Plotting code records
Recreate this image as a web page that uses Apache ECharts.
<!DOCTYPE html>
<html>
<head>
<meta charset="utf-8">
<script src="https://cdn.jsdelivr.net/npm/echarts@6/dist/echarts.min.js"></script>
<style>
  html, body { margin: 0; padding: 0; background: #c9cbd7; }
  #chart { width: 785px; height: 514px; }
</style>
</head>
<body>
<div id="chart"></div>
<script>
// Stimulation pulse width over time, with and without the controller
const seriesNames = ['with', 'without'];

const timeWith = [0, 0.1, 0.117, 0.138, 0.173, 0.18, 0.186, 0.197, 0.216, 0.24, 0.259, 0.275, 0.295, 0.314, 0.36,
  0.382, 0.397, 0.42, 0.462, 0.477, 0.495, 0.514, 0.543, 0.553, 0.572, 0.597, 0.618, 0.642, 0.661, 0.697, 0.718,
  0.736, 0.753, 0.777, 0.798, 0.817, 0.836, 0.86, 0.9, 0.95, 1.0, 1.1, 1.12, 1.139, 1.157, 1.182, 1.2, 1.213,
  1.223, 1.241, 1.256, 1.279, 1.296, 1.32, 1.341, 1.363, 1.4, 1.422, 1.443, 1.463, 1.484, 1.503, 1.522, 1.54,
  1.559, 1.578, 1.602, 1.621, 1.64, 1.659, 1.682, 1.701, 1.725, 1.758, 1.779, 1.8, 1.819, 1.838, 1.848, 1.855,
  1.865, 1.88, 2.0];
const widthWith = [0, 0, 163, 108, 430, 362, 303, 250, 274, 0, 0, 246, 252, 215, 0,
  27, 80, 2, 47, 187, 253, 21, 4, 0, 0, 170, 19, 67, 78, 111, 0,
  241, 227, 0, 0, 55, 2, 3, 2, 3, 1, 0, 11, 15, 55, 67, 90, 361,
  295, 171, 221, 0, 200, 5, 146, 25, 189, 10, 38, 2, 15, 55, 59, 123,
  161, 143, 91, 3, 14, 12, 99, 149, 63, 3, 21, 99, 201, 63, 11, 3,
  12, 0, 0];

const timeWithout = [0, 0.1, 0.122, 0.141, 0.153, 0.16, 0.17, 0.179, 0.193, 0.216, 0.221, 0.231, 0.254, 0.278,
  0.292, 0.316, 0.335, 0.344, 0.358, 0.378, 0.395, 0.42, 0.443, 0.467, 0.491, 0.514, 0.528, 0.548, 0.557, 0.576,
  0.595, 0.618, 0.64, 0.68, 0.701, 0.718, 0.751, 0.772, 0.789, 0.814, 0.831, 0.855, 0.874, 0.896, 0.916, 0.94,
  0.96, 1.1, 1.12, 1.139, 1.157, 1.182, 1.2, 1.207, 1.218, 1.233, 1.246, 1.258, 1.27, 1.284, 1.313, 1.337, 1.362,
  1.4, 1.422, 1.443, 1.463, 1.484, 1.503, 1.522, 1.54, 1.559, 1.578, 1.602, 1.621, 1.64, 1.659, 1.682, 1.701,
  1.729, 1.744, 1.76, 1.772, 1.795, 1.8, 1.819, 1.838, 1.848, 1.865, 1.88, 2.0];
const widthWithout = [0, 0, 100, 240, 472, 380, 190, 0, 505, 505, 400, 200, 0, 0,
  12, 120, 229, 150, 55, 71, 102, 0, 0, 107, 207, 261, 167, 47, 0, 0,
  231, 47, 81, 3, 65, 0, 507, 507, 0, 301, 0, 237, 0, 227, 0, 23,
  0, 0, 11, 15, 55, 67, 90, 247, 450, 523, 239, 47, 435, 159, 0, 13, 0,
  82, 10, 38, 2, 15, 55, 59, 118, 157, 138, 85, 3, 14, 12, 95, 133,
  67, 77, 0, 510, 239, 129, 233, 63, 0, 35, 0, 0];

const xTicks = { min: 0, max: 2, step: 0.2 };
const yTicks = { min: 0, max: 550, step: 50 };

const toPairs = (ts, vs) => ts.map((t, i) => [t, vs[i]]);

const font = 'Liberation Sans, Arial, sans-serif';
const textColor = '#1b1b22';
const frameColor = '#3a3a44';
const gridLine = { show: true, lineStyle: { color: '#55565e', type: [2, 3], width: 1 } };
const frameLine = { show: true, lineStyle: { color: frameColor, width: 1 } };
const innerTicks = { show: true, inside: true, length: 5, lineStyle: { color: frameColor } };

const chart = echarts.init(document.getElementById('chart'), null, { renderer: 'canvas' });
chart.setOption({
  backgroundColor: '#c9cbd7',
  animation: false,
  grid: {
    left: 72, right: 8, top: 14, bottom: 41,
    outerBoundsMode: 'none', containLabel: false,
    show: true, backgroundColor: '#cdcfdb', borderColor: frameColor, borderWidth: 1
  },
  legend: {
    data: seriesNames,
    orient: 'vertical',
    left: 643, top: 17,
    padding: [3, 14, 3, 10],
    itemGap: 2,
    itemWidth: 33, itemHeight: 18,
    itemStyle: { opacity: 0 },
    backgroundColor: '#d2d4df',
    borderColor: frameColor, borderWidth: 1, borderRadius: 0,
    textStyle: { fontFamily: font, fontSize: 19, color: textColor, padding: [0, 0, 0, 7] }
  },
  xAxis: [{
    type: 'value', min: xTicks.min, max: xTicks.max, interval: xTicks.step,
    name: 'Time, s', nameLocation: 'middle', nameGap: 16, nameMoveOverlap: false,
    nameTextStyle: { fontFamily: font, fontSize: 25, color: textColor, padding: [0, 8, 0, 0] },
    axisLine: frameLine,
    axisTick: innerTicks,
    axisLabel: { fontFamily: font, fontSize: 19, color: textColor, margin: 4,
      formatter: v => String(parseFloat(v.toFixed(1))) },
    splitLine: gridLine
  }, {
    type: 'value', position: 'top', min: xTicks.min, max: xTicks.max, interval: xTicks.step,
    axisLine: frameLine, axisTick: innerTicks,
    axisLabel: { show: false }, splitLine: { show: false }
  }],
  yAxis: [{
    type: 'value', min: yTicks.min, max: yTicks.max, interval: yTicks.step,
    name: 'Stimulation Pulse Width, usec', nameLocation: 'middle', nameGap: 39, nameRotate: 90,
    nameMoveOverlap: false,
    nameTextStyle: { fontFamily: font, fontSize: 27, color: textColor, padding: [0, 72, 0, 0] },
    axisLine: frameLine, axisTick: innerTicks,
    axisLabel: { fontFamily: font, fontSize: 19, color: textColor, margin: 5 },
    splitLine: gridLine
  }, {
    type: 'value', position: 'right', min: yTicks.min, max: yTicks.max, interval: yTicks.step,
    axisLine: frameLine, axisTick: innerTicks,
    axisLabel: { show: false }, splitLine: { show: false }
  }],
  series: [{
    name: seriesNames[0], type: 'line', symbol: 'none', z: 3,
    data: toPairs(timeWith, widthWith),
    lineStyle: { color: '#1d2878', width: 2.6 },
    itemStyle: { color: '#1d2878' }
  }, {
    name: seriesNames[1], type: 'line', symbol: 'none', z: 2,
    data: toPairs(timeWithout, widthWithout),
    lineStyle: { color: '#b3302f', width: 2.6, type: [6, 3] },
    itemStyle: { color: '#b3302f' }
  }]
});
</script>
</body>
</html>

...

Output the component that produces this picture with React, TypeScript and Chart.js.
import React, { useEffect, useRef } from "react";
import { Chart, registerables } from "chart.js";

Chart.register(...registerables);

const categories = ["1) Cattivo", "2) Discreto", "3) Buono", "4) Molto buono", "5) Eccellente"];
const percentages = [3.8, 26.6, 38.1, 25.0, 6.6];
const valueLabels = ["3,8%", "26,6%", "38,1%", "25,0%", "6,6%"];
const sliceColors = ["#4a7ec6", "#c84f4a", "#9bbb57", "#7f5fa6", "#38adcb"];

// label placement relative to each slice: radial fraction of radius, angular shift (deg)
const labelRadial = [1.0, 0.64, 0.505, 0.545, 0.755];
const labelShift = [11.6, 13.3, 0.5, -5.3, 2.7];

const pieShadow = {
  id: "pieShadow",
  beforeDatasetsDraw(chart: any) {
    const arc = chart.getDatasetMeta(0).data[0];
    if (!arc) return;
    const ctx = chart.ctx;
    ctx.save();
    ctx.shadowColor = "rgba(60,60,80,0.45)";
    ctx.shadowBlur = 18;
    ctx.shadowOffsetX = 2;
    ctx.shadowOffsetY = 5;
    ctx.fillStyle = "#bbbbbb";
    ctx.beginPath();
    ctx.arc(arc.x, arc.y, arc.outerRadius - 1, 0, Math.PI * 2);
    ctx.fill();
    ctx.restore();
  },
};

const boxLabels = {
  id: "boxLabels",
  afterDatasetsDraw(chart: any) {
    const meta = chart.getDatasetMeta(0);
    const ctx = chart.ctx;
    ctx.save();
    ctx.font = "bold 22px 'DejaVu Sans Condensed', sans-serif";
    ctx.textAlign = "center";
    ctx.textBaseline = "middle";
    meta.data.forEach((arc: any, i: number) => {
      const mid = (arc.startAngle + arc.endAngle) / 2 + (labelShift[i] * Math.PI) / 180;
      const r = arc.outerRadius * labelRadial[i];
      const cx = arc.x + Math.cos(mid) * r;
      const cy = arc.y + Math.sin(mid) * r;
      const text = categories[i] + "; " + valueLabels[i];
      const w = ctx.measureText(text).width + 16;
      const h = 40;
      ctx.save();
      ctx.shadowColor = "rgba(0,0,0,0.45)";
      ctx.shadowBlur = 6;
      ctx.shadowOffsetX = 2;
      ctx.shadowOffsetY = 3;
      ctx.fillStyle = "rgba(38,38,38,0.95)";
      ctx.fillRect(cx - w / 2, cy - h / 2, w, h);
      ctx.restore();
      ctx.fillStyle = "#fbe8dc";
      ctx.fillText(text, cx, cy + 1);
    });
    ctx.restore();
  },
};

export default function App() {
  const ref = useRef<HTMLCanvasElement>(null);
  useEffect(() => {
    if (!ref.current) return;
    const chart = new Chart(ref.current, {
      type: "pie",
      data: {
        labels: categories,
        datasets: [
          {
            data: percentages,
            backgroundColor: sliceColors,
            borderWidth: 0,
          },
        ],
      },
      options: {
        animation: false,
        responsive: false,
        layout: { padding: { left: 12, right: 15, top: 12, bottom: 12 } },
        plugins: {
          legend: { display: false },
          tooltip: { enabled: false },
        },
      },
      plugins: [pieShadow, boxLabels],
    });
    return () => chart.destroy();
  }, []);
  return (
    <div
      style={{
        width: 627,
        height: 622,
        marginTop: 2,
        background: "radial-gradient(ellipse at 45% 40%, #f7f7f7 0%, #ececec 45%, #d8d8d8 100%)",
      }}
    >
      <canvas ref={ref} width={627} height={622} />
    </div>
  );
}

==

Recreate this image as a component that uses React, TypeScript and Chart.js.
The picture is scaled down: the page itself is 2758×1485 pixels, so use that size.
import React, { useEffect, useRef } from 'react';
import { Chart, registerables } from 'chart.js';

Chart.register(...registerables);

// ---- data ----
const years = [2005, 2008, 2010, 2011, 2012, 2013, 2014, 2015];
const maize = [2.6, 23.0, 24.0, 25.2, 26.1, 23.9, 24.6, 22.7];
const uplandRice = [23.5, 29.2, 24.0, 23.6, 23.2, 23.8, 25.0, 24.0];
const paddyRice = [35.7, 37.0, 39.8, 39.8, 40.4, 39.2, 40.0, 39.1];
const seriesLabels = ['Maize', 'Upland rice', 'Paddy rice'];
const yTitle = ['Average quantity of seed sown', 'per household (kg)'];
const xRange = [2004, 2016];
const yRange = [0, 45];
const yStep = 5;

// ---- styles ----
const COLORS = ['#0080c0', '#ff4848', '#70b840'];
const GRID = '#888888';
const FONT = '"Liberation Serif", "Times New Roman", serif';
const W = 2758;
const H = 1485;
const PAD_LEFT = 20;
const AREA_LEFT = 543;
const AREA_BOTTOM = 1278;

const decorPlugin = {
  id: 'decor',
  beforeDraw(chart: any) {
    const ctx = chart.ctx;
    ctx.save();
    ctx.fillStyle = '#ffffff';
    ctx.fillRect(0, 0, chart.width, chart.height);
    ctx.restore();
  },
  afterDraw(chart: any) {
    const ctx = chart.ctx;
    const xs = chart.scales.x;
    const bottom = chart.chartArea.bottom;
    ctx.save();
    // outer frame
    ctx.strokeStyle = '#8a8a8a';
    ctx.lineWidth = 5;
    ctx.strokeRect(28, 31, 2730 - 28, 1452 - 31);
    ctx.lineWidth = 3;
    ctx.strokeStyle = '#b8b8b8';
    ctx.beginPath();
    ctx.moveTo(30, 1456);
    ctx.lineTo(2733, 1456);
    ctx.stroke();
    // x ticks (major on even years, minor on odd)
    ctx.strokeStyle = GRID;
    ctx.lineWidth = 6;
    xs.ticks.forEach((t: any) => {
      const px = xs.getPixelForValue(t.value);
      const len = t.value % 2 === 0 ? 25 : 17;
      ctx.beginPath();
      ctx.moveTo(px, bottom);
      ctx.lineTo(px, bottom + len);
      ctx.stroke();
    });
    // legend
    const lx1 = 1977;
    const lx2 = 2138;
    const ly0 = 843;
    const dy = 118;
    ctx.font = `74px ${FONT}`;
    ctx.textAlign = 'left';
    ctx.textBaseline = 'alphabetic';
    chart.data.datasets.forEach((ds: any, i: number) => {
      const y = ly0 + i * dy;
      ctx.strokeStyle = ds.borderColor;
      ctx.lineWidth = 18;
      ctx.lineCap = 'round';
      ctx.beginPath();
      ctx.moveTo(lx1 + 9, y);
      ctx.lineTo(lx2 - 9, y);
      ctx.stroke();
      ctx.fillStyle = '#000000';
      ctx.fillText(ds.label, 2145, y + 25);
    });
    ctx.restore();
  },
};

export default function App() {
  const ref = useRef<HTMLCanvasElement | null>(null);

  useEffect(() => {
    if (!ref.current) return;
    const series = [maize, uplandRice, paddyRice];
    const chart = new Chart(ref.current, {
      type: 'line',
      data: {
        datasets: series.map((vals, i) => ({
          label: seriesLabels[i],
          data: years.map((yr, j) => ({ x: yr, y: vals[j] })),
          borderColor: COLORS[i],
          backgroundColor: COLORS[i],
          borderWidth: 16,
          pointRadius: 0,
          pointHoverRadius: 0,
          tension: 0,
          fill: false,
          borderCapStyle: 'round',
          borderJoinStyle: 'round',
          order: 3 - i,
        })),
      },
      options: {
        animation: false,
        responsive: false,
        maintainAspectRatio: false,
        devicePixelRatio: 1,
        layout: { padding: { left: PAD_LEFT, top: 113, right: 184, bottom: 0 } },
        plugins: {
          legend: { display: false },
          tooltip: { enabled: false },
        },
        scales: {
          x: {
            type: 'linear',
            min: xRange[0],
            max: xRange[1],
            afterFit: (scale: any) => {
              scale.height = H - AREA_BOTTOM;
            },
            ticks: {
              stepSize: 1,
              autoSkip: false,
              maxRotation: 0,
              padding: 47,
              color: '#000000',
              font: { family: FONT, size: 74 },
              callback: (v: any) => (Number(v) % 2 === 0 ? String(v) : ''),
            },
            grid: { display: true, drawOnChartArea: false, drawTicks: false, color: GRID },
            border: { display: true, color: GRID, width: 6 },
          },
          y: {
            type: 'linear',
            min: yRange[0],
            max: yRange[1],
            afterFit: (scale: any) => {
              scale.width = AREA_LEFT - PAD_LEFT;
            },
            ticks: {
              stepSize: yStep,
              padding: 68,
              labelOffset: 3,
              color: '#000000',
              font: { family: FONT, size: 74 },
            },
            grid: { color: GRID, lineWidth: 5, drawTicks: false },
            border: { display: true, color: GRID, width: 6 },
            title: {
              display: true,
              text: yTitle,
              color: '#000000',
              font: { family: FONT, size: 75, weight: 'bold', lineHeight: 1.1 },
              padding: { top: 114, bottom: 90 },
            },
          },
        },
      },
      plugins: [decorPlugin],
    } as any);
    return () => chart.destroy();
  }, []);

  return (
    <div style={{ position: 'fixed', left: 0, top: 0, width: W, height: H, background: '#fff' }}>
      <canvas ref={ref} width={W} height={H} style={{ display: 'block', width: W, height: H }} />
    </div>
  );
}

- **What you should do**:
Extract and reproduce exactly the lines opening with the line containing "Recreate this image as a web" and closing with the line containing "const seriesNames = ['with', 'without'];", inclusive.

- **Solution to this problem**:
Recreate this image as a web page that uses Apache ECharts.
<!DOCTYPE html>
<html>
<head>
<meta charset="utf-8">
<script src="https://cdn.jsdelivr.net/npm/echarts@6/dist/echarts.min.js"></script>
<style>
  html, body { margin: 0; padding: 0; background: #c9cbd7; }
  #chart { width: 785px; height: 514px; }
</style>
</head>
<body>
<div id="chart"></div>
<script>
// Stimulation pulse width over time, with and without the controller
const seriesNames = ['with', 'without'];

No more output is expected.